Bob Dylan's Classic Film
The Man Who Fell To Earth is not only one of the few experimental rock films to survive the test of time. It is a triumph from a period of amalgamation between those experimenting with music, film, and often drugs.
Bowie's film has the inexorably slow and stoned development of Stanley Kubrick's 2001: A Space Odyssey, the visual intensity of the iconic Dr. Zhivago, and for the time, cutting edge special effects. It has the photographic creativity of important late 20th century classics like 200 Motels, and the panoramic scope of the critic's favorite of the James Bond films, Goldfinger.
David Bowie's Masterpiece Film
Nothing, and nothing is missing from David Bowie's masterpiece. Bowie is The Man Who Fell To Earth. He is also, in this film, the man who gets sold out, the alien screwed by Earth's non-culture, the outsider destroyed by mediocrity. There is a strong message here from a time in cultural history when messages in films were more important than CGI. The message is plain and simple: remember where you come from, and remember what you are striving toward.

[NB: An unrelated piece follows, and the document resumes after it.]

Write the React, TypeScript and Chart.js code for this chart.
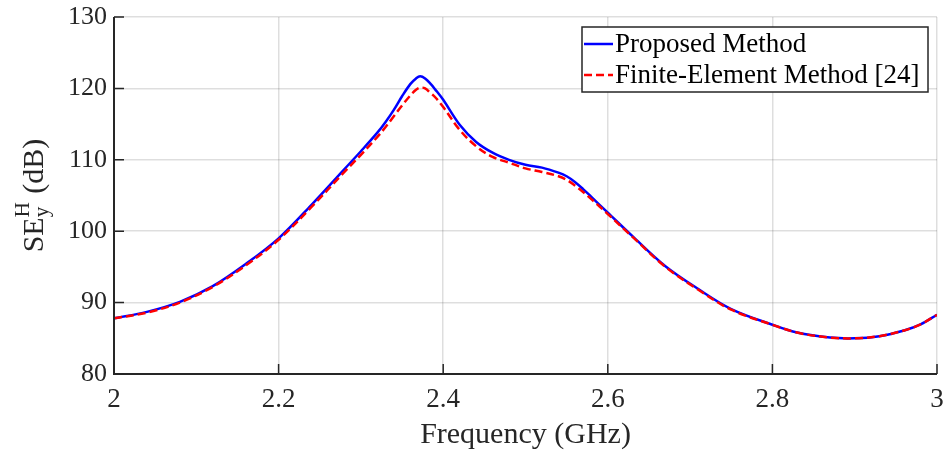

So where did Bowie (alias Tommy Newton in the film) come from? From a waterless planet—a desert planet—a barren orb (Earth in 500 years? Not according to Donald Trump). We slowly learn that he had left for Earth, only to return and rescue his family humanoids, and lovable ones at that, not withstanding their yellow eyes and internal genitals. He falls to Earth. He sells rings to pawn shops, and raises money for a lawyer. He brings the lawyer patents. The patents make money. He becomes rich. He becomes popular. He becomes a recluse. He becomes hated. He builds a space vehicle. He announces his imminent departure.
David Bowie's Alien Family
The rest no reviewer should spoil. David Bowie's Newton is taught by those he loves to love the things he hates: alcohol, which sickens him; earthly sex, which frightens him; procrastination, which undoes him. All the time he can clearly see his family dying in their interstellar wet suits, and there is nothing he can do. Is there anything we can do?
I believe that David Bowie made this movie precisely to answer that question—to say yes, we can do a hell of a lot, if we will not be sold; if we will not turn our course; if we will insist that our goals and loves come first. Tommy Newton serves as a warning to us, a powerful warning as important today as it was over four decades ago. A warning of what we must do if we are not to be destroyed, and end up in whatever our private horror version of a life with no meaning. There were many movies of the late 20th century, made to tell us something, but this is one of the best you will ever see from the era. There are lots of survivors, but this is more—The Man Who Fell To Earth is a masterpiece.